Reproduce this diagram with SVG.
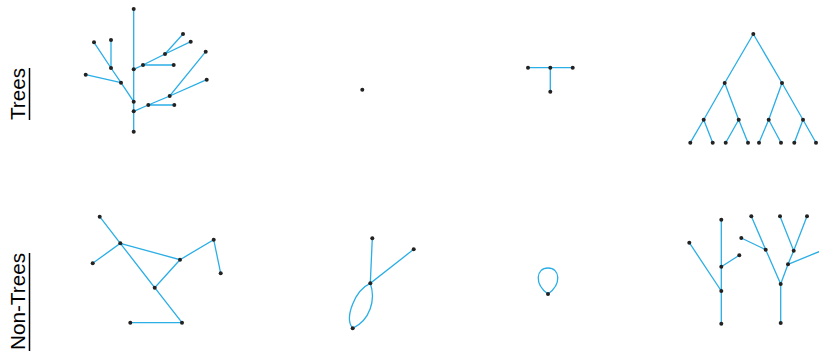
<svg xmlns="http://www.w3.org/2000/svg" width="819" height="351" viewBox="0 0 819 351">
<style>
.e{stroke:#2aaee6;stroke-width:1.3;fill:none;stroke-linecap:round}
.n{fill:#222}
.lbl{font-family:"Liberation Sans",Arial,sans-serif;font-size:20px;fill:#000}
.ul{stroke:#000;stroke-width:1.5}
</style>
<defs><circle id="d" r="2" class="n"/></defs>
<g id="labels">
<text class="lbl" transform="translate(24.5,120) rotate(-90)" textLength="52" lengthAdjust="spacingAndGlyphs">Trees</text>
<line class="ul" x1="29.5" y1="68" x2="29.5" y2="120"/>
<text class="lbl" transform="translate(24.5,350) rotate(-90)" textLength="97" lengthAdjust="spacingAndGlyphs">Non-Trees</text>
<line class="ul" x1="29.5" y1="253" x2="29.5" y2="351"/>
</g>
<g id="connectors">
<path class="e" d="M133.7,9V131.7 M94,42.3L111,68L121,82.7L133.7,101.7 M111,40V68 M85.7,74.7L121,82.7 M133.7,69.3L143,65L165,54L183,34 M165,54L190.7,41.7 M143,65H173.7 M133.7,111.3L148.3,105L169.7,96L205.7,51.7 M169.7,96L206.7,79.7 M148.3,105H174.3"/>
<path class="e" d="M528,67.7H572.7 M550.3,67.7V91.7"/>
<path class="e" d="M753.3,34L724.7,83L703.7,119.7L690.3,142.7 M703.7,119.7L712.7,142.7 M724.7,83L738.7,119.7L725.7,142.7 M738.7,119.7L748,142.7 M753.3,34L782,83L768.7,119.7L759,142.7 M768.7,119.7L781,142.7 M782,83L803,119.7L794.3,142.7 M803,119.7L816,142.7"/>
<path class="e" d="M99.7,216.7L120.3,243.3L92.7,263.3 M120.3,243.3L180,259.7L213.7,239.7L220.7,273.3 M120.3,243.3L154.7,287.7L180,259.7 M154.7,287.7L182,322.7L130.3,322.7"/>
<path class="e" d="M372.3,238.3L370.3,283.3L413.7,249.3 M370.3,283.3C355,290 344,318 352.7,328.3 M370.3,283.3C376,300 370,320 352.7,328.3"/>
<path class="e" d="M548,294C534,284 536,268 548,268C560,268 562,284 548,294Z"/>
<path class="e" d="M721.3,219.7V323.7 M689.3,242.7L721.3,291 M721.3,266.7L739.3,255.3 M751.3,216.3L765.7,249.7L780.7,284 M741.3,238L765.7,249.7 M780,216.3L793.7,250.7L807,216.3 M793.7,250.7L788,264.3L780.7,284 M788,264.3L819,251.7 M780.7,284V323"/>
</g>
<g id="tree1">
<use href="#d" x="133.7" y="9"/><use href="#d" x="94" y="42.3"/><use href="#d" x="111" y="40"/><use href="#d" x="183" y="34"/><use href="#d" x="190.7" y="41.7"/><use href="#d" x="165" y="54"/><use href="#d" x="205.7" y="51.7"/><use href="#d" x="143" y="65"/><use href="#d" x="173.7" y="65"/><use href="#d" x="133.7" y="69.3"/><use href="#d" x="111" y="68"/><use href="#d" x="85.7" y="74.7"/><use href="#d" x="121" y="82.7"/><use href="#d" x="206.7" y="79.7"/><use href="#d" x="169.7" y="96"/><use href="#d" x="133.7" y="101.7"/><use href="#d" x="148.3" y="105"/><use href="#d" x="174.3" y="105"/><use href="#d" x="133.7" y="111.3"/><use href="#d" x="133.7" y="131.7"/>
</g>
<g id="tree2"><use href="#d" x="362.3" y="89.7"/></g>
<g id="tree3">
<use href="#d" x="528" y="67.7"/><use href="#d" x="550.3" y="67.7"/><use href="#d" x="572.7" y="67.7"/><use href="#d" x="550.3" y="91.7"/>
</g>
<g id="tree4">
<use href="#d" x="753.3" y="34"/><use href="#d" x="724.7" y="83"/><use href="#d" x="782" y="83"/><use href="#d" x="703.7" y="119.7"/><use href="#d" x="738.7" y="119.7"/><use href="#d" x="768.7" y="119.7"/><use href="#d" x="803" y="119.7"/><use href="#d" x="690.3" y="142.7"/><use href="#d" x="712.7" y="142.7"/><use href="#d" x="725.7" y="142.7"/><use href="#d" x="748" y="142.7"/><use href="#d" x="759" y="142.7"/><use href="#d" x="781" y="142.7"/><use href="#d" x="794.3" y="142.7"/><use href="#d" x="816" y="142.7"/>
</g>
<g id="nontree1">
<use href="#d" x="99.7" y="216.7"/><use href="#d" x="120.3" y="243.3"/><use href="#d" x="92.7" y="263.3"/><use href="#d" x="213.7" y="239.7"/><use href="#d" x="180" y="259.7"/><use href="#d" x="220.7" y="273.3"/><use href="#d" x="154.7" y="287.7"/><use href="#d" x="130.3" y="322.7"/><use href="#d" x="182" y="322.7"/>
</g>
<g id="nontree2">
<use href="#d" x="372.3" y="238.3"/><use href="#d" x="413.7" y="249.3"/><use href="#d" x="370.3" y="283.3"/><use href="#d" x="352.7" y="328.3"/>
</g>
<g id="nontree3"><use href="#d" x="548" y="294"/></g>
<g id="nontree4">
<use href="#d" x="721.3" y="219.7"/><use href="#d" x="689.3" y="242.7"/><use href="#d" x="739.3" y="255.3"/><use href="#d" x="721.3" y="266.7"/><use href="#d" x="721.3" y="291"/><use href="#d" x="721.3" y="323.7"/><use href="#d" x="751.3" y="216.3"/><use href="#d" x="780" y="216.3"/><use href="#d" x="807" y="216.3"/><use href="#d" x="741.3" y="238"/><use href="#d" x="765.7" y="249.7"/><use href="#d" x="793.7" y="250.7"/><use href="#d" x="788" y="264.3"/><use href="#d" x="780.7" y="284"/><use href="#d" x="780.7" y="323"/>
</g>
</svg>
————————
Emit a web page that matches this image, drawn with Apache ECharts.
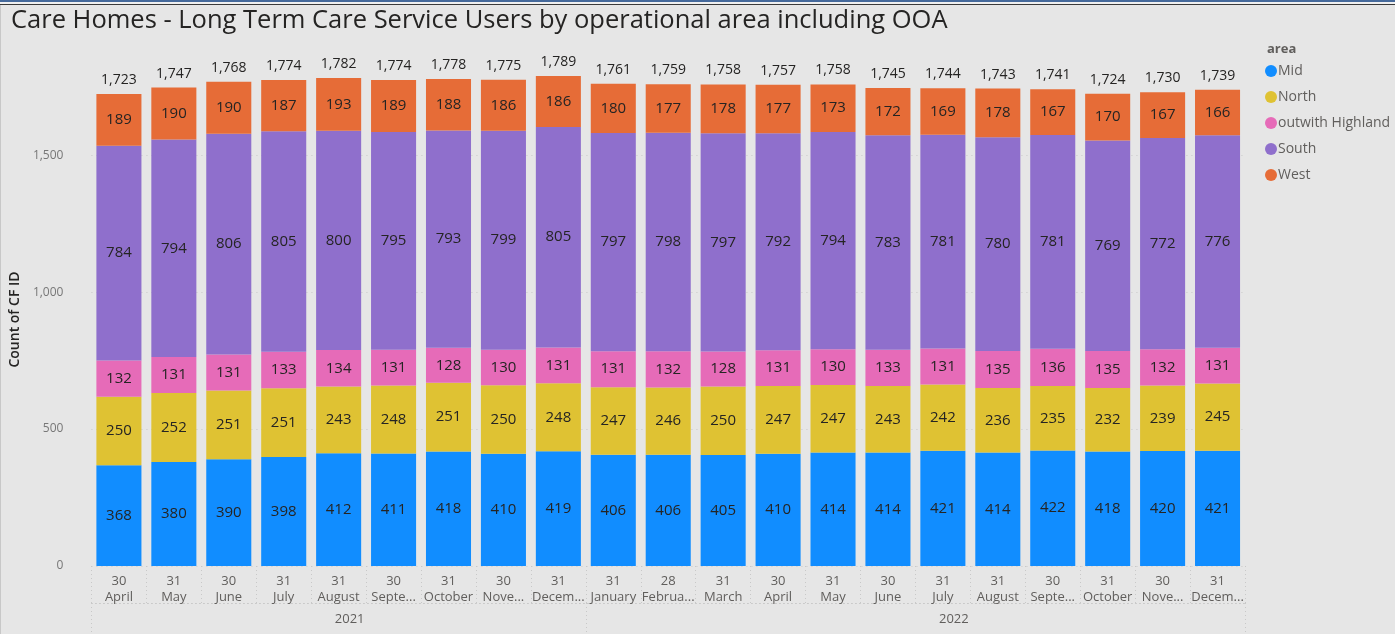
————————
Work to do: Which lines hold the word "this"? Return all of them from the records above.

Right answer:
Reproduce this diagram with SVG.
Emit a web page that matches this image, drawn with Apache ECharts.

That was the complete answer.